### GIVEN EXERCISE
Collect all lines below with the string "this".

### DATA EXTRACT
'''
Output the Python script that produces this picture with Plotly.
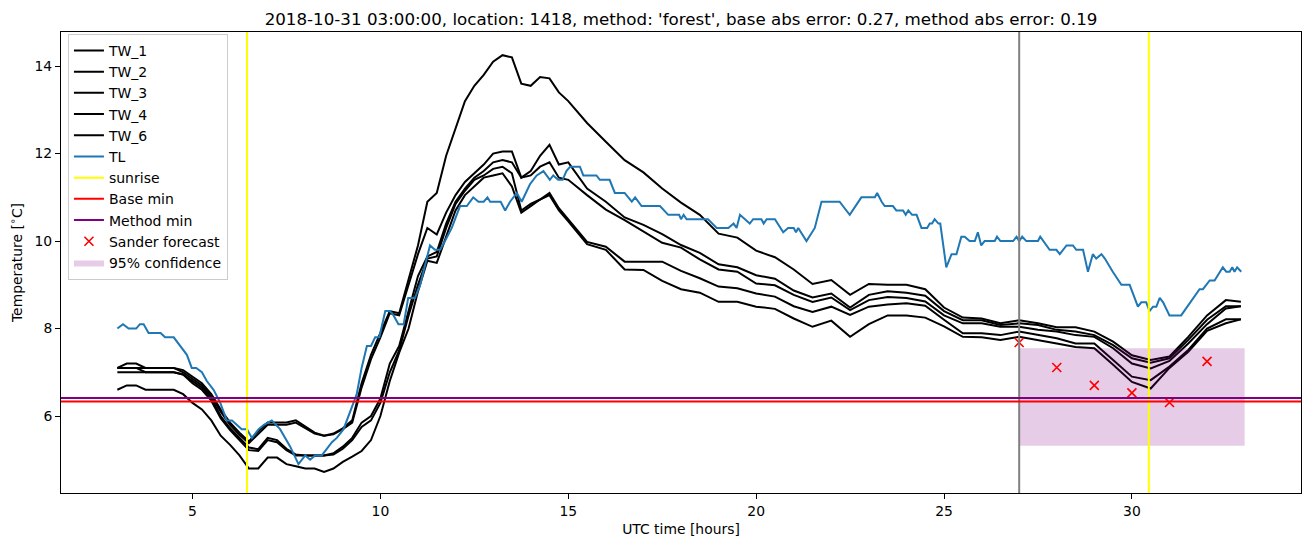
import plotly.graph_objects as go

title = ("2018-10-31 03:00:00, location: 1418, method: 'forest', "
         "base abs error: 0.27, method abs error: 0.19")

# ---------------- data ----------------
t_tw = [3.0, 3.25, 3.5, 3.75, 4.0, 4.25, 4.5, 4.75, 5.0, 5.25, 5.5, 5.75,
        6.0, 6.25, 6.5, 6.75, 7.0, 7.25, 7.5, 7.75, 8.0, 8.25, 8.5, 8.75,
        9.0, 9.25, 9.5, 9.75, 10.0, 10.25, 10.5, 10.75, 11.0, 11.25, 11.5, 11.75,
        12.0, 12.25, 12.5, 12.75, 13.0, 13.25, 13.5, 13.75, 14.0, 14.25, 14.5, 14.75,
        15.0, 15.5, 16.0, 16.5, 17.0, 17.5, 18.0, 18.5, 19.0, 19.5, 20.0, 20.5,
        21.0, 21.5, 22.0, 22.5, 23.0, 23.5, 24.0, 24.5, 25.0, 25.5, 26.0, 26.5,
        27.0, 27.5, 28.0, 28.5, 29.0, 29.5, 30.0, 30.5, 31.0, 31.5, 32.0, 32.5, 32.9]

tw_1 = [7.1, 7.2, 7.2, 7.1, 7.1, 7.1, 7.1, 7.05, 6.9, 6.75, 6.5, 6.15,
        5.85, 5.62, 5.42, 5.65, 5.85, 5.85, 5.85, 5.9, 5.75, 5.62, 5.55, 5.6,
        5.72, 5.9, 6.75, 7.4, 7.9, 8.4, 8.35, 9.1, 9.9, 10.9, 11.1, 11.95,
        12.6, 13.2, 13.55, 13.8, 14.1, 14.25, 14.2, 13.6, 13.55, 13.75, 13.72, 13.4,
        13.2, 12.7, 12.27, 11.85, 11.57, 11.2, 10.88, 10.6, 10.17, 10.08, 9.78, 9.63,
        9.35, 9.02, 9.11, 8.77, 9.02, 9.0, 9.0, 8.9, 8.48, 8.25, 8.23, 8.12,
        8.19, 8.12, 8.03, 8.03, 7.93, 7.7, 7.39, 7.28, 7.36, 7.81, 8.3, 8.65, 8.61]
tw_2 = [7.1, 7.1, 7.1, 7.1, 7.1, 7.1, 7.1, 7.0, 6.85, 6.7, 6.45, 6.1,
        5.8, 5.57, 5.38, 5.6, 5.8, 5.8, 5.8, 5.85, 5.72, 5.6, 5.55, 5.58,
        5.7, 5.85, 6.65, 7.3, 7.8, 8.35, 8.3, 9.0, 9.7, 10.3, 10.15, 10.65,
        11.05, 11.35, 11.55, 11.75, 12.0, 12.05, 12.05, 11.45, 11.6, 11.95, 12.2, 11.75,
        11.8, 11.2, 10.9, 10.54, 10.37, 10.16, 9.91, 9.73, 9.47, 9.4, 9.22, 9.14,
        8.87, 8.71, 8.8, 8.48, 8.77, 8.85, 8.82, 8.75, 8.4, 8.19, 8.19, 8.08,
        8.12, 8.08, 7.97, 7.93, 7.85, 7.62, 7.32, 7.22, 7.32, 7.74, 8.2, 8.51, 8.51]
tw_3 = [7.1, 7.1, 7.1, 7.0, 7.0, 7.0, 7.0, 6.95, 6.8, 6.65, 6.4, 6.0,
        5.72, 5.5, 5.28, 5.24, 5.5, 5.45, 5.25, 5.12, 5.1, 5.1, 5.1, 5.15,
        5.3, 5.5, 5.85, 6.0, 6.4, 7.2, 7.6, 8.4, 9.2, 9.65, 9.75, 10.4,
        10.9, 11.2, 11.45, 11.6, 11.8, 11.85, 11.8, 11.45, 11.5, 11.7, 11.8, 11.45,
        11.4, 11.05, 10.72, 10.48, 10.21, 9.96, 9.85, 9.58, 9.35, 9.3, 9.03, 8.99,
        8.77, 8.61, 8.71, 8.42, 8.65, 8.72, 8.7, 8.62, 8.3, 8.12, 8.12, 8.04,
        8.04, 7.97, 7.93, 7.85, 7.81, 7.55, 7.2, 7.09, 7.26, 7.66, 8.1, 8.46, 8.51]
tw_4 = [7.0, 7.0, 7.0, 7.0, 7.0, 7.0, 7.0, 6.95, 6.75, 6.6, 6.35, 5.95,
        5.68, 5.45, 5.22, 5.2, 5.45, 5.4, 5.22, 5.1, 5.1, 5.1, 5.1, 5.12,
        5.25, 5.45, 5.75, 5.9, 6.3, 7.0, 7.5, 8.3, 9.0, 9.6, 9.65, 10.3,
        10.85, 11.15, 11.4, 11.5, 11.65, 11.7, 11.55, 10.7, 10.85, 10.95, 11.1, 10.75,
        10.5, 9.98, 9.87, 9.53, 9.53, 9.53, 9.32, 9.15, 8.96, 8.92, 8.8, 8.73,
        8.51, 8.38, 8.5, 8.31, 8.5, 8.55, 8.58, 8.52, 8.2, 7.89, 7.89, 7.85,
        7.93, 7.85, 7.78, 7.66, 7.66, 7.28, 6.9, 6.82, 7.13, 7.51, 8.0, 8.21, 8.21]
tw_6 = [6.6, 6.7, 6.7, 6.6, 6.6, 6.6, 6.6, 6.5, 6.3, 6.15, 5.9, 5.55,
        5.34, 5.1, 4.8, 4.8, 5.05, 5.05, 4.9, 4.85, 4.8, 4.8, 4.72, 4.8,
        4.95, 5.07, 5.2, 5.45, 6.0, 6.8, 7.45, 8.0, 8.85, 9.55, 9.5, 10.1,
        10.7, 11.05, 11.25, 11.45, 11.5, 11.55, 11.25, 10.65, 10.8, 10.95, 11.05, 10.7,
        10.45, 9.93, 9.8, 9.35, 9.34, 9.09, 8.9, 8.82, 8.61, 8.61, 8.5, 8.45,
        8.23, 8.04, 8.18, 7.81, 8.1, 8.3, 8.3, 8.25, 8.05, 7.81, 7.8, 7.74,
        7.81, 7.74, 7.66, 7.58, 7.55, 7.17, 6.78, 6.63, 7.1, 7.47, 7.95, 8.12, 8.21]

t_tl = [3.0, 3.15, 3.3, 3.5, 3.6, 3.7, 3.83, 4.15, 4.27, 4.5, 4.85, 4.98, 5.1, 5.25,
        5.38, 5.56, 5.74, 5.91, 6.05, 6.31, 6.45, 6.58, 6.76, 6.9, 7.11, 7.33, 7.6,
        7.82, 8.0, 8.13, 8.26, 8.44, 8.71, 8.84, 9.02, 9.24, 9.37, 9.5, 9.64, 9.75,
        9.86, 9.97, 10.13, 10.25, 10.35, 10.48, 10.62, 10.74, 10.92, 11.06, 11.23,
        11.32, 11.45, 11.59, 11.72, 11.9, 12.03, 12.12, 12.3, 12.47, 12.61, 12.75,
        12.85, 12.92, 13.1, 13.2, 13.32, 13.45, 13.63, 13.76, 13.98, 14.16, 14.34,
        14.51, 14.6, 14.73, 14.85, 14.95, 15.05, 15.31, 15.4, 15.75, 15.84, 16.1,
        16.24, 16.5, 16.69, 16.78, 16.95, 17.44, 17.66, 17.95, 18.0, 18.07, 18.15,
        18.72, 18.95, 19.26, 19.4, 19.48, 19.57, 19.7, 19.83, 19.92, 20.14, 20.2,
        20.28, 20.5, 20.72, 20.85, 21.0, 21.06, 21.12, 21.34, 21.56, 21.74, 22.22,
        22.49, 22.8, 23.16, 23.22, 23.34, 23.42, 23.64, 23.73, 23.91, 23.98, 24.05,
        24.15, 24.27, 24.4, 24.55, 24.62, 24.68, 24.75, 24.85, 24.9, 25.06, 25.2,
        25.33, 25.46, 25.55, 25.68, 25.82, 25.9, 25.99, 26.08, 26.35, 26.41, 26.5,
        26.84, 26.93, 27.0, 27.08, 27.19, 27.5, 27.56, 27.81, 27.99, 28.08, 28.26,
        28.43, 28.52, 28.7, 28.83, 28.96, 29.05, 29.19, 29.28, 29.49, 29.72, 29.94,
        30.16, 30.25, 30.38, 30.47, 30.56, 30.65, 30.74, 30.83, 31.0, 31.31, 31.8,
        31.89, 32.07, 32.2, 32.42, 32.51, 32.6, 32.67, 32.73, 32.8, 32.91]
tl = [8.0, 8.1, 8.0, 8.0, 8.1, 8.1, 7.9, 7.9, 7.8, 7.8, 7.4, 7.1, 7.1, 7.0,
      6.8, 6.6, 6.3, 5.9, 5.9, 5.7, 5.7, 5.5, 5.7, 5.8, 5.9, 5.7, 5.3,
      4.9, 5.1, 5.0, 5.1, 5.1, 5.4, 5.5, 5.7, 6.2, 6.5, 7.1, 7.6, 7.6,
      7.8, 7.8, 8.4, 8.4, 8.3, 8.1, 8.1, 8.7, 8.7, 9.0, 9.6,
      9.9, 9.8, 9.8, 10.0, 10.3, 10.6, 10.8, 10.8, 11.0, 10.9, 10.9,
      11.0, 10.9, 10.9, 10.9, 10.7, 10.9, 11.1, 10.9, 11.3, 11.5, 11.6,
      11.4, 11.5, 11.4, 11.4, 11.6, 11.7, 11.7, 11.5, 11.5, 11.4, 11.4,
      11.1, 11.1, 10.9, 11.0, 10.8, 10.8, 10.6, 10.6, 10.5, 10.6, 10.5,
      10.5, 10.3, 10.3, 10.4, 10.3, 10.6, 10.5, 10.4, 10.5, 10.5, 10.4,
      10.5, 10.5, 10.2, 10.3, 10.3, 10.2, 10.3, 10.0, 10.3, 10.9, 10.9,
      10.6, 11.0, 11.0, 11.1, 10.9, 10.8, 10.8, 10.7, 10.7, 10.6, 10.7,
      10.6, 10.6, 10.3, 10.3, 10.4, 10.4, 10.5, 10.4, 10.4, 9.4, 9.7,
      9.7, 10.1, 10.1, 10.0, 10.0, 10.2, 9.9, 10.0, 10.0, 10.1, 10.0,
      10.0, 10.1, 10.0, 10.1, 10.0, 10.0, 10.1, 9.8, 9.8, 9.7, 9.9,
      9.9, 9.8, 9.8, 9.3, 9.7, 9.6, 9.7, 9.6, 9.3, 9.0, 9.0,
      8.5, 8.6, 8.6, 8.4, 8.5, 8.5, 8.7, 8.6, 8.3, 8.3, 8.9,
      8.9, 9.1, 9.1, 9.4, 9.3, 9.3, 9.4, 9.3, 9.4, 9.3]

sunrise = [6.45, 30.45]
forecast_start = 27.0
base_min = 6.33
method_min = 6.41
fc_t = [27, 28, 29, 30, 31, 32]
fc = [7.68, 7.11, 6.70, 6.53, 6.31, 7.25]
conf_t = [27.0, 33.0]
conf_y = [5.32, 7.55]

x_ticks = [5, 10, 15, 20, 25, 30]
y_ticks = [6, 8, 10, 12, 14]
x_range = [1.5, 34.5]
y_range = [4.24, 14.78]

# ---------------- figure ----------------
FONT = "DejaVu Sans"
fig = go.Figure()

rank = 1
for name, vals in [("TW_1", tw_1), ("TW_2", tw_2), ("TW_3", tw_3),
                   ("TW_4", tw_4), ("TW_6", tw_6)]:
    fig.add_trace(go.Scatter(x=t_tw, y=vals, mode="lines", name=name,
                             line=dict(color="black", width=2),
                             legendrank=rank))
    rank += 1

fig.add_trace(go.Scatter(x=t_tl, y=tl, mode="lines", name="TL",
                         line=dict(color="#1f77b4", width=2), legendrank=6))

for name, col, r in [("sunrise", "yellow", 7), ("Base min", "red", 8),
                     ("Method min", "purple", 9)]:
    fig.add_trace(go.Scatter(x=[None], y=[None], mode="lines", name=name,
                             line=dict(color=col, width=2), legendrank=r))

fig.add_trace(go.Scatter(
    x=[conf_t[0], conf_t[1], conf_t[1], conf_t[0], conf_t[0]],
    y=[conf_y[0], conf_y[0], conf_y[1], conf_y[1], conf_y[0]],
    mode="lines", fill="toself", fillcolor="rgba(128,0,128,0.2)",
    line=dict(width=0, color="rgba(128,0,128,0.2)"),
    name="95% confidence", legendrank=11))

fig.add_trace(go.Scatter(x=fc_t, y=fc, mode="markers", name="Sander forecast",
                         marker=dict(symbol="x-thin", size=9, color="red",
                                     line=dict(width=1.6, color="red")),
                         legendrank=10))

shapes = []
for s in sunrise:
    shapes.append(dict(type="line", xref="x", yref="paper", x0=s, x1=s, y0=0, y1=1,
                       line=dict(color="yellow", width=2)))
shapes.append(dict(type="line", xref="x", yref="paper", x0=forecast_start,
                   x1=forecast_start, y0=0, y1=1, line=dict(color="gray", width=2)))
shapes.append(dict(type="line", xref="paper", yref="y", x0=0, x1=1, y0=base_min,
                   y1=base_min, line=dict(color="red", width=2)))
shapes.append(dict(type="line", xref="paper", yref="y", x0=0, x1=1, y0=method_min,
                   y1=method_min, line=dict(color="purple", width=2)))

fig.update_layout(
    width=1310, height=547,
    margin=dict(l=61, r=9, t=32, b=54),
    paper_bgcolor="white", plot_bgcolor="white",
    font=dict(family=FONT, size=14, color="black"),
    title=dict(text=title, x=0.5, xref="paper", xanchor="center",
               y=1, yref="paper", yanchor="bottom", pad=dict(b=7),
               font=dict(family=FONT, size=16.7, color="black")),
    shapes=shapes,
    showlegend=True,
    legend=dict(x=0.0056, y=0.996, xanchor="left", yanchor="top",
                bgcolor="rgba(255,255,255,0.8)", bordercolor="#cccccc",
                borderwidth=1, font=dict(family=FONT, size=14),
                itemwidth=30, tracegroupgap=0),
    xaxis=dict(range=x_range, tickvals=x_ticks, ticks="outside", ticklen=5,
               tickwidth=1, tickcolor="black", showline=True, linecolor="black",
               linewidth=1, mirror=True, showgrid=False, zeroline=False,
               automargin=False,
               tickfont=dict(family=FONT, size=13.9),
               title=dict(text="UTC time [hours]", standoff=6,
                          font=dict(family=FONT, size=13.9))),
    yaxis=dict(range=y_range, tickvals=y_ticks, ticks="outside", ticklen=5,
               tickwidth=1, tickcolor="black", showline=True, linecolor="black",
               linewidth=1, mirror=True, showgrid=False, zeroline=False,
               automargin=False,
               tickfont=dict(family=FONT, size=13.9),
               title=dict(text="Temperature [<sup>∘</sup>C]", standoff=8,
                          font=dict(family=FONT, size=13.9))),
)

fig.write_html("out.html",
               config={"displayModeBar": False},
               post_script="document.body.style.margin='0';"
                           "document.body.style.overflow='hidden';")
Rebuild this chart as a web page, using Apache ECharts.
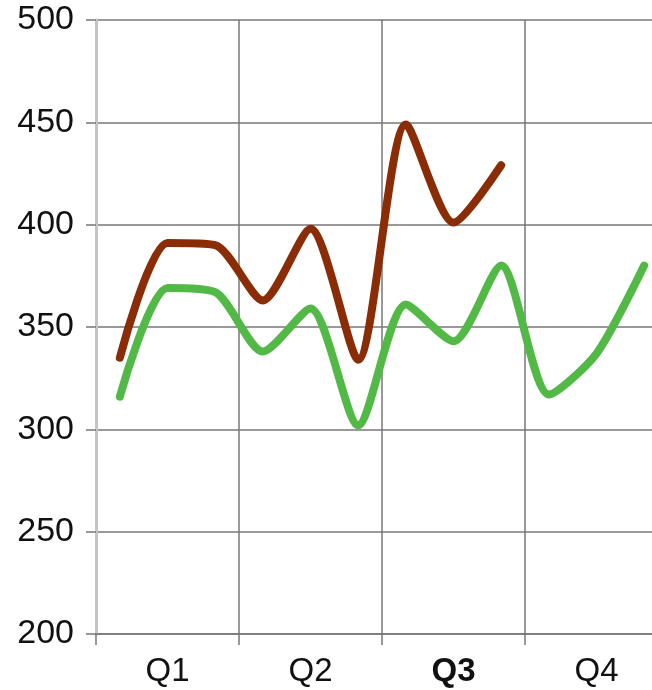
'''
### THE SOLUTION
Output the Python script that produces this picture with Plotly.
Rebuild this chart as a web page, using Apache ECharts.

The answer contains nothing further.